> [Instructions to follow]:
Extract word for word the lines of the listing from its start to the line holding "import * as", both ends kept; pictures are not part of the copy.

> [Data excerpt]:
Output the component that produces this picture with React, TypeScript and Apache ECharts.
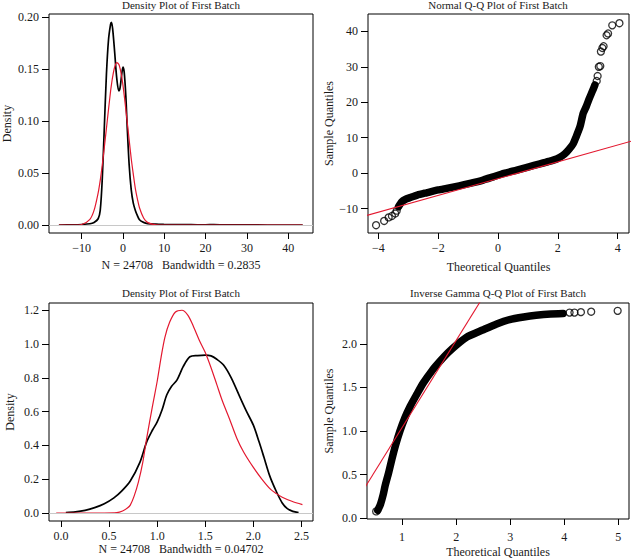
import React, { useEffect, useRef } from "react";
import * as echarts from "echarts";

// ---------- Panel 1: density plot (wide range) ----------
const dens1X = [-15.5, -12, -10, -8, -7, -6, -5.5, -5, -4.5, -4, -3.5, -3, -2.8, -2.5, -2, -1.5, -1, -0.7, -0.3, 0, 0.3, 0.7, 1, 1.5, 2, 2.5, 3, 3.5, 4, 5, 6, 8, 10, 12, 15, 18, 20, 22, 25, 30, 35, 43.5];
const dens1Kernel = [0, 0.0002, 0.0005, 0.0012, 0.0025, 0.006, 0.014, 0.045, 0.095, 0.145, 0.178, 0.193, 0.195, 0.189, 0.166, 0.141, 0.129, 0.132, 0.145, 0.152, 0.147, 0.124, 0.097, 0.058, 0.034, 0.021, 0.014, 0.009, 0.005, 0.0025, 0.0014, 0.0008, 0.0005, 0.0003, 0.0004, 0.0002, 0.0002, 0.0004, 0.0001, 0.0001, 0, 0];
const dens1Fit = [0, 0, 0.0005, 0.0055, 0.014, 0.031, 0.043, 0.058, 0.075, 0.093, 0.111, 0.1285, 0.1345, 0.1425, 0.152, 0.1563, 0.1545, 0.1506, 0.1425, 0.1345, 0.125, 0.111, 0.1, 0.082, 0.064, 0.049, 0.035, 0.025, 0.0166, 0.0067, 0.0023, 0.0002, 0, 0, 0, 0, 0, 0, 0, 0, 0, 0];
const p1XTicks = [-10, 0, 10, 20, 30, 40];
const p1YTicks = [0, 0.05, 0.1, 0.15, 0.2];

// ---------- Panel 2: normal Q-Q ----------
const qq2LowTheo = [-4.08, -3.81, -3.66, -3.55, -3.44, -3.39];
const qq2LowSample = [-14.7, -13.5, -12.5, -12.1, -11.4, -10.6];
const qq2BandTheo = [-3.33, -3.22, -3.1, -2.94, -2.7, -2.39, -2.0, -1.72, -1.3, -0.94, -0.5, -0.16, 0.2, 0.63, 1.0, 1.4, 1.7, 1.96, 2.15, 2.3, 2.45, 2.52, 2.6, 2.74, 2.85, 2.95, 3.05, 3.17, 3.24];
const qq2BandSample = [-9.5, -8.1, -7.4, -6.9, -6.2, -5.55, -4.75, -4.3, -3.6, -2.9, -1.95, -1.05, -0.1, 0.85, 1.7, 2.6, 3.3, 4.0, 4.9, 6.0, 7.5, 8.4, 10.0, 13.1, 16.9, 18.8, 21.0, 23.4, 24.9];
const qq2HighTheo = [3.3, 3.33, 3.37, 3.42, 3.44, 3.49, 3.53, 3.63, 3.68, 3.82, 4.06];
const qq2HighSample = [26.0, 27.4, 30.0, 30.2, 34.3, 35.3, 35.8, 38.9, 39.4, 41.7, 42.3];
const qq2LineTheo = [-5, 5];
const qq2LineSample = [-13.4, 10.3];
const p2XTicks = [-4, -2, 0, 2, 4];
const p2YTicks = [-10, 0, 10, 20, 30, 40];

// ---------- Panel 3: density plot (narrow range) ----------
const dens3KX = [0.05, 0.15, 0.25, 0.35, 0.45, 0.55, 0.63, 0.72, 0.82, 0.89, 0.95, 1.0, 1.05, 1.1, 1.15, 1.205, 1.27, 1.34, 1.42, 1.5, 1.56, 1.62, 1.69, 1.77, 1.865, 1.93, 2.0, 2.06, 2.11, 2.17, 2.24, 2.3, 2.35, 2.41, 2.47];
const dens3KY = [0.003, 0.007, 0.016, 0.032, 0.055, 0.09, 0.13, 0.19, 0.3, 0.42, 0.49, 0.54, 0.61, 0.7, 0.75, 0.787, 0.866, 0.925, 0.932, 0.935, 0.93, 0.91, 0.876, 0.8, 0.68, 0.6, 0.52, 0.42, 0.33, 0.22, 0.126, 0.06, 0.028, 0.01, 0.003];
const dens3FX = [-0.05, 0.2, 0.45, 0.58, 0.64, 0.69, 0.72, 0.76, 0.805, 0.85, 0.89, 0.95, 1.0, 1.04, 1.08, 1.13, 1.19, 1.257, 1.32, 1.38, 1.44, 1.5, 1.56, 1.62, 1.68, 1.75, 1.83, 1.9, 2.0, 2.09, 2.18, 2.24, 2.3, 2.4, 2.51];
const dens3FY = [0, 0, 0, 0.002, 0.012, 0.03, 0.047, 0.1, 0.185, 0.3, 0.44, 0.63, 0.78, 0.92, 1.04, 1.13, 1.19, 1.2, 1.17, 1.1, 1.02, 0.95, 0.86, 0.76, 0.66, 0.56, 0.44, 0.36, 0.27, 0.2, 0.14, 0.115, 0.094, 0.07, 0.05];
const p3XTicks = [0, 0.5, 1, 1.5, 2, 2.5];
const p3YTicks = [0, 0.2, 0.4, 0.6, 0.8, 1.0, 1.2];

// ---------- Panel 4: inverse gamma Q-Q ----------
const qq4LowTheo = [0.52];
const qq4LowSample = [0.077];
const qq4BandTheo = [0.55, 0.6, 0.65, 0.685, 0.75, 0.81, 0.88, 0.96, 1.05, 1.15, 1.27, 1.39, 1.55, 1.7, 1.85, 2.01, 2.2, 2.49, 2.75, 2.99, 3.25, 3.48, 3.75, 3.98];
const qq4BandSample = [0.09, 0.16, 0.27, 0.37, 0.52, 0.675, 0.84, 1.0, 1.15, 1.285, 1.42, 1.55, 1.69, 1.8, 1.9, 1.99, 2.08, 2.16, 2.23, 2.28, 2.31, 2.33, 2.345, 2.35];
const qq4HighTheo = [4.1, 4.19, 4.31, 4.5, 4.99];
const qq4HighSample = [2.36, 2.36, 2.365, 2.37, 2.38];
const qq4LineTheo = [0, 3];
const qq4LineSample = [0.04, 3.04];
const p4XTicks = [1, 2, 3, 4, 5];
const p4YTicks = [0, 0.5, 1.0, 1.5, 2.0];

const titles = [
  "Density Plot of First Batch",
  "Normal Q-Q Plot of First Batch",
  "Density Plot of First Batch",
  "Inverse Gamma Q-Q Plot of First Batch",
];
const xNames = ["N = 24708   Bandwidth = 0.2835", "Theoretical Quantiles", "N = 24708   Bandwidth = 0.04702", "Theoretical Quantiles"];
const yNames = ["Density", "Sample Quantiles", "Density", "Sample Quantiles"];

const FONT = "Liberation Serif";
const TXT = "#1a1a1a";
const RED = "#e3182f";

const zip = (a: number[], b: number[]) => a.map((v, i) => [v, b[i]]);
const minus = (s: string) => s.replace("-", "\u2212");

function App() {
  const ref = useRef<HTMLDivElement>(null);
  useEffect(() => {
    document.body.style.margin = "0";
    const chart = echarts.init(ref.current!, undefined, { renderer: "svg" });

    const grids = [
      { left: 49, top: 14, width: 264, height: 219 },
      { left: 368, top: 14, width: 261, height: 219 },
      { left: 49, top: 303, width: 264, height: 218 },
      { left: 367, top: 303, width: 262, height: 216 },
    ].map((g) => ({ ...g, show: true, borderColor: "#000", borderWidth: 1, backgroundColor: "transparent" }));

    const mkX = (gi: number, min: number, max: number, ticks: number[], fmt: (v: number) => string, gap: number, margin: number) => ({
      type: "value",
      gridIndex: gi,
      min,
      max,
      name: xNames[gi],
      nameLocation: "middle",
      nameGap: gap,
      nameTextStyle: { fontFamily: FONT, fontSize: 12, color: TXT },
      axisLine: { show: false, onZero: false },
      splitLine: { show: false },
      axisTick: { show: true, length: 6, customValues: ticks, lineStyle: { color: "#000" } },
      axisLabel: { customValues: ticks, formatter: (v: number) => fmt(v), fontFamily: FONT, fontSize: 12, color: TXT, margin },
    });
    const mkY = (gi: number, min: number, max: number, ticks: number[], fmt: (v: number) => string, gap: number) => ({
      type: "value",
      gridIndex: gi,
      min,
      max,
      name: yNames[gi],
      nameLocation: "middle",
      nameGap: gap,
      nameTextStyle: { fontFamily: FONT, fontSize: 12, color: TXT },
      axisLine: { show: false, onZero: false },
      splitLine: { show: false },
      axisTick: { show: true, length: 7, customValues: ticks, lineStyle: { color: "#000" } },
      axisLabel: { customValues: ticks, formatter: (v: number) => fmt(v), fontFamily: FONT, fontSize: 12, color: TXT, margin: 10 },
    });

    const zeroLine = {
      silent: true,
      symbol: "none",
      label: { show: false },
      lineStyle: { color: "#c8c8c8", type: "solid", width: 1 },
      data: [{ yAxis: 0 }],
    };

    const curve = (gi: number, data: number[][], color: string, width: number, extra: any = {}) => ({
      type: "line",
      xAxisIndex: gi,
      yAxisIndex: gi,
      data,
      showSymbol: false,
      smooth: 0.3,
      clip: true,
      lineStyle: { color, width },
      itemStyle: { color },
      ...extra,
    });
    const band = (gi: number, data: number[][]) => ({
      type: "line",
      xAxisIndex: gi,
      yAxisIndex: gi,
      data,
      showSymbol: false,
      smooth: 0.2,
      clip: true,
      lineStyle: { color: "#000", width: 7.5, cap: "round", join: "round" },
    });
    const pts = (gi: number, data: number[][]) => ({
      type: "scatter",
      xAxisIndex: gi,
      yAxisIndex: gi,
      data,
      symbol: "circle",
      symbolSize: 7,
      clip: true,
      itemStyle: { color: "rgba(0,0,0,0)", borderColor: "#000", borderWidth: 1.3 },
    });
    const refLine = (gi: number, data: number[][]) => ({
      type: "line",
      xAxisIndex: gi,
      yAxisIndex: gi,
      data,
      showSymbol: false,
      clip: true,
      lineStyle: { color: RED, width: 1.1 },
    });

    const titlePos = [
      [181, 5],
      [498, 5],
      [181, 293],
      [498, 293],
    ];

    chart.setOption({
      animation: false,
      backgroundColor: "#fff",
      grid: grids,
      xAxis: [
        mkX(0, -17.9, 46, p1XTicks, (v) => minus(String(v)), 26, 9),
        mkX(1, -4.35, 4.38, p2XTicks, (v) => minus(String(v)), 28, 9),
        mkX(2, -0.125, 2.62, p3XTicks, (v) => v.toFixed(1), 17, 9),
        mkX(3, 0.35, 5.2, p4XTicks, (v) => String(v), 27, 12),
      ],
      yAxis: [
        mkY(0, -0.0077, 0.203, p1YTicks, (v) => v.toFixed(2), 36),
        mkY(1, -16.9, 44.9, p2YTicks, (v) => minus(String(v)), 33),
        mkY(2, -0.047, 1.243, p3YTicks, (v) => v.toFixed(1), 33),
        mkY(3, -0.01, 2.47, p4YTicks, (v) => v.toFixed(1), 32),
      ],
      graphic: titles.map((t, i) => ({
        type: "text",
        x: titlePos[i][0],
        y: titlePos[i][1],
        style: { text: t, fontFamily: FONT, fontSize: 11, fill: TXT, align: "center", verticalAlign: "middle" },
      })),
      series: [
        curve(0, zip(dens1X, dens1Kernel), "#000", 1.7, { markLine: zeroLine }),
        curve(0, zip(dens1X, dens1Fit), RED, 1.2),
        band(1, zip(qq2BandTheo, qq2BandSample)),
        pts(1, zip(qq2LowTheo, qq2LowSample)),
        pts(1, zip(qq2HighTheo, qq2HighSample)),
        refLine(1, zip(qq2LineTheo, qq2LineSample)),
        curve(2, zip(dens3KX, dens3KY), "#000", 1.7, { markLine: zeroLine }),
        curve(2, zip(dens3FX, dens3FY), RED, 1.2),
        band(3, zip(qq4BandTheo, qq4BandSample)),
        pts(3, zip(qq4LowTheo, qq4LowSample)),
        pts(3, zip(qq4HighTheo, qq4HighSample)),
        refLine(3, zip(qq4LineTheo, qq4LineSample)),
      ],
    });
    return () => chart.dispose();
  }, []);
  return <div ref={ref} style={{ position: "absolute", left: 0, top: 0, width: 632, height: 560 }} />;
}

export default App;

> [Full solution]:
Output the component that produces this picture with React, TypeScript and Apache ECharts.
import React, { useEffect, useRef } from "react";
import * as echarts from "echarts";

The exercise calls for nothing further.